**Aim of the task**
Please restate, exactly as written, the lines running from the beginning of the material through the line that has "OX, OY = 53, 8" in it.

**Given data**

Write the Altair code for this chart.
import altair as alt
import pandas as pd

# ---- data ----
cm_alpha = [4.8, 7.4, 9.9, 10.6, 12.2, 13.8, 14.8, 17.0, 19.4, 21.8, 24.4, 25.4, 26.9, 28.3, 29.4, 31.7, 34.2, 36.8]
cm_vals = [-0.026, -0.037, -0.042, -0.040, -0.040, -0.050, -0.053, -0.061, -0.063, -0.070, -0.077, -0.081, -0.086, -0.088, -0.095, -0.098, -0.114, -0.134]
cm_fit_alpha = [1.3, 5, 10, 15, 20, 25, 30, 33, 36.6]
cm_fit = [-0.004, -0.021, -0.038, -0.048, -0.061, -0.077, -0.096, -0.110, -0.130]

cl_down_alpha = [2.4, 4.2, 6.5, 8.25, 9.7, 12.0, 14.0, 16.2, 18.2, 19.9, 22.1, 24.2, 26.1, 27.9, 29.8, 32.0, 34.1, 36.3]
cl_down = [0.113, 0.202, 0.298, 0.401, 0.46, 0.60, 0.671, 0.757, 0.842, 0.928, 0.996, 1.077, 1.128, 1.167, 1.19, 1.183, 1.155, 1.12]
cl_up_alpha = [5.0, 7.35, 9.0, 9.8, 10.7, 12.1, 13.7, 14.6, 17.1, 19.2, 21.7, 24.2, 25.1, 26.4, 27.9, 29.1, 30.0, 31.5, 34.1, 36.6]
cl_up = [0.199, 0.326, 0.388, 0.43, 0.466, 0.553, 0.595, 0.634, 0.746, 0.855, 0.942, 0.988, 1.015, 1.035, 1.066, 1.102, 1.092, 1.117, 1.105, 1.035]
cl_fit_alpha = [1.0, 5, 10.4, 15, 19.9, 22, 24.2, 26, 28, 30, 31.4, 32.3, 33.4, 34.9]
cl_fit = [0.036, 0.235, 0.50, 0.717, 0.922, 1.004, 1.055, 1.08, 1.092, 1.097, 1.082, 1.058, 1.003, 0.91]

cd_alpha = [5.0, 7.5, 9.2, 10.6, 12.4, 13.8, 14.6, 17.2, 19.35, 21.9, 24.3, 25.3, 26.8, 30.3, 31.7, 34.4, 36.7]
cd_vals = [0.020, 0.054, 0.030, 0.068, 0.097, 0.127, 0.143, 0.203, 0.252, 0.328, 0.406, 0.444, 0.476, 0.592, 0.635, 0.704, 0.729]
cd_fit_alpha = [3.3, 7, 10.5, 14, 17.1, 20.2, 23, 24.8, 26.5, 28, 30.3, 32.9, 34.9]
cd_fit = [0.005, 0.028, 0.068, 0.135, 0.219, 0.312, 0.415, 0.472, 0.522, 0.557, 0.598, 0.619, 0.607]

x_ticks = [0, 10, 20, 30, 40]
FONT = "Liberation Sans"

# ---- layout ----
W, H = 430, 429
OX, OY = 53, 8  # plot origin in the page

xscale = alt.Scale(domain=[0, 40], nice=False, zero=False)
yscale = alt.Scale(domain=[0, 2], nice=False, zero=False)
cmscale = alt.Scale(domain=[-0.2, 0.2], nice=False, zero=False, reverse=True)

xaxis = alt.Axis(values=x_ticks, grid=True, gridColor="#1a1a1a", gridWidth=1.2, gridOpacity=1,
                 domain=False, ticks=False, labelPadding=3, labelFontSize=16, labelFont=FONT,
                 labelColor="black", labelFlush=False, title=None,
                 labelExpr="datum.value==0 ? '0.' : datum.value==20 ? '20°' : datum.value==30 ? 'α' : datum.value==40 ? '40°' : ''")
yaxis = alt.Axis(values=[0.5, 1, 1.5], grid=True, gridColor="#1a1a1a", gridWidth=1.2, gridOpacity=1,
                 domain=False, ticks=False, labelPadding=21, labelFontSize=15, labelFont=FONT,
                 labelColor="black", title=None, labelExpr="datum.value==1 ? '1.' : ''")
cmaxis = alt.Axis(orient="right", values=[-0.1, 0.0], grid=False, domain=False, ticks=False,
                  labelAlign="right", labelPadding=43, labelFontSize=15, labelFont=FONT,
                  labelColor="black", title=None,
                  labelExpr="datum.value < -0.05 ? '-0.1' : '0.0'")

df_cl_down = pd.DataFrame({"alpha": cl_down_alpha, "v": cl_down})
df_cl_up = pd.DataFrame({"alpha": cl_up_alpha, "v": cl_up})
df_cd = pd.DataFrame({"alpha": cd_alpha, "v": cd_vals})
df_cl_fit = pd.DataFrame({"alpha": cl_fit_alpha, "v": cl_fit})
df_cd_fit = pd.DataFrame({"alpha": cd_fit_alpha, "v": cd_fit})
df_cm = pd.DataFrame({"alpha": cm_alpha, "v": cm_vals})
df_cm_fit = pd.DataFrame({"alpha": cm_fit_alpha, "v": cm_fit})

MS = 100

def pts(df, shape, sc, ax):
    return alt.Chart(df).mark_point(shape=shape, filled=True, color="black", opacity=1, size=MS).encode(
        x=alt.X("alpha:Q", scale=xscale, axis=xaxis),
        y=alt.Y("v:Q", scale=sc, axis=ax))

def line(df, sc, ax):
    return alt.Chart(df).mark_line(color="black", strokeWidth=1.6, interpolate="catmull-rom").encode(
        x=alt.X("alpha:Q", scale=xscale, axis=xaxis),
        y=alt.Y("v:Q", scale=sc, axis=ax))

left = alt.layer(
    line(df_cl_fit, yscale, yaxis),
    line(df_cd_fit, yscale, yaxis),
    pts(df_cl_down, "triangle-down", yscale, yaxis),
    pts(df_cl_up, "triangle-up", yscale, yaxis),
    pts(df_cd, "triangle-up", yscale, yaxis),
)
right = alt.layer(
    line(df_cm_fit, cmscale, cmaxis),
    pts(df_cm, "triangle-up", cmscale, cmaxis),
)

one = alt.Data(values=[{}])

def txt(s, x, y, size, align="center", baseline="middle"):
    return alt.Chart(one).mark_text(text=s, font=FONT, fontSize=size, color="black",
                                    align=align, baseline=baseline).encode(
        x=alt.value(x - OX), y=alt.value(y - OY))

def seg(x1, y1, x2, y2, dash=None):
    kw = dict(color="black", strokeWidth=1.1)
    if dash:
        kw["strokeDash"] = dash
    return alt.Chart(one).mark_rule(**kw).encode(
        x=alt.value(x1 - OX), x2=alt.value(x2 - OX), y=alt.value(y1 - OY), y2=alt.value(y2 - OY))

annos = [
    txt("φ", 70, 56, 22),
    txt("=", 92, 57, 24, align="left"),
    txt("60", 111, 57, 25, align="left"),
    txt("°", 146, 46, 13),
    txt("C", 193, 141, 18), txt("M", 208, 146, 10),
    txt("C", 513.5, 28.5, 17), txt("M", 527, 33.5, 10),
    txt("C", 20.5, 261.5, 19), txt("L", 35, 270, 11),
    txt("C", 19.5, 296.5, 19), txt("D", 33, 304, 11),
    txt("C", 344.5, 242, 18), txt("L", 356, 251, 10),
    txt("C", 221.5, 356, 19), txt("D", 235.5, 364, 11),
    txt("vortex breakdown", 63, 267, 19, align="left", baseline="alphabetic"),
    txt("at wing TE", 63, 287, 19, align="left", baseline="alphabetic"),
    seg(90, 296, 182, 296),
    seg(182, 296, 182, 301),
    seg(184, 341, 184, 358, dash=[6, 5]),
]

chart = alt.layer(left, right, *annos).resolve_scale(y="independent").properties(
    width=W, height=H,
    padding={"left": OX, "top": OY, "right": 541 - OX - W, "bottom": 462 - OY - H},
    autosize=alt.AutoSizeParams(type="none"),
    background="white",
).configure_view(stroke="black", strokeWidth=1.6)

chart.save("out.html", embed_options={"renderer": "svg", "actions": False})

**Exercise output**
Write the Altair code for this chart.
import altair as alt
import pandas as pd

# ---- data ----
cm_alpha = [4.8, 7.4, 9.9, 10.6, 12.2, 13.8, 14.8, 17.0, 19.4, 21.8, 24.4, 25.4, 26.9, 28.3, 29.4, 31.7, 34.2, 36.8]
cm_vals = [-0.026, -0.037, -0.042, -0.040, -0.040, -0.050, -0.053, -0.061, -0.063, -0.070, -0.077, -0.081, -0.086, -0.088, -0.095, -0.098, -0.114, -0.134]
cm_fit_alpha = [1.3, 5, 10, 15, 20, 25, 30, 33, 36.6]
cm_fit = [-0.004, -0.021, -0.038, -0.048, -0.061, -0.077, -0.096, -0.110, -0.130]

cl_down_alpha = [2.4, 4.2, 6.5, 8.25, 9.7, 12.0, 14.0, 16.2, 18.2, 19.9, 22.1, 24.2, 26.1, 27.9, 29.8, 32.0, 34.1, 36.3]
cl_down = [0.113, 0.202, 0.298, 0.401, 0.46, 0.60, 0.671, 0.757, 0.842, 0.928, 0.996, 1.077, 1.128, 1.167, 1.19, 1.183, 1.155, 1.12]
cl_up_alpha = [5.0, 7.35, 9.0, 9.8, 10.7, 12.1, 13.7, 14.6, 17.1, 19.2, 21.7, 24.2, 25.1, 26.4, 27.9, 29.1, 30.0, 31.5, 34.1, 36.6]
cl_up = [0.199, 0.326, 0.388, 0.43, 0.466, 0.553, 0.595, 0.634, 0.746, 0.855, 0.942, 0.988, 1.015, 1.035, 1.066, 1.102, 1.092, 1.117, 1.105, 1.035]
cl_fit_alpha = [1.0, 5, 10.4, 15, 19.9, 22, 24.2, 26, 28, 30, 31.4, 32.3, 33.4, 34.9]
cl_fit = [0.036, 0.235, 0.50, 0.717, 0.922, 1.004, 1.055, 1.08, 1.092, 1.097, 1.082, 1.058, 1.003, 0.91]

cd_alpha = [5.0, 7.5, 9.2, 10.6, 12.4, 13.8, 14.6, 17.2, 19.35, 21.9, 24.3, 25.3, 26.8, 30.3, 31.7, 34.4, 36.7]
cd_vals = [0.020, 0.054, 0.030, 0.068, 0.097, 0.127, 0.143, 0.203, 0.252, 0.328, 0.406, 0.444, 0.476, 0.592, 0.635, 0.704, 0.729]
cd_fit_alpha = [3.3, 7, 10.5, 14, 17.1, 20.2, 23, 24.8, 26.5, 28, 30.3, 32.9, 34.9]
cd_fit = [0.005, 0.028, 0.068, 0.135, 0.219, 0.312, 0.415, 0.472, 0.522, 0.557, 0.598, 0.619, 0.607]

x_ticks = [0, 10, 20, 30, 40]
FONT = "Liberation Sans"

# ---- layout ----
W, H = 430, 429
OX, OY = 53, 8  # plot origin in the page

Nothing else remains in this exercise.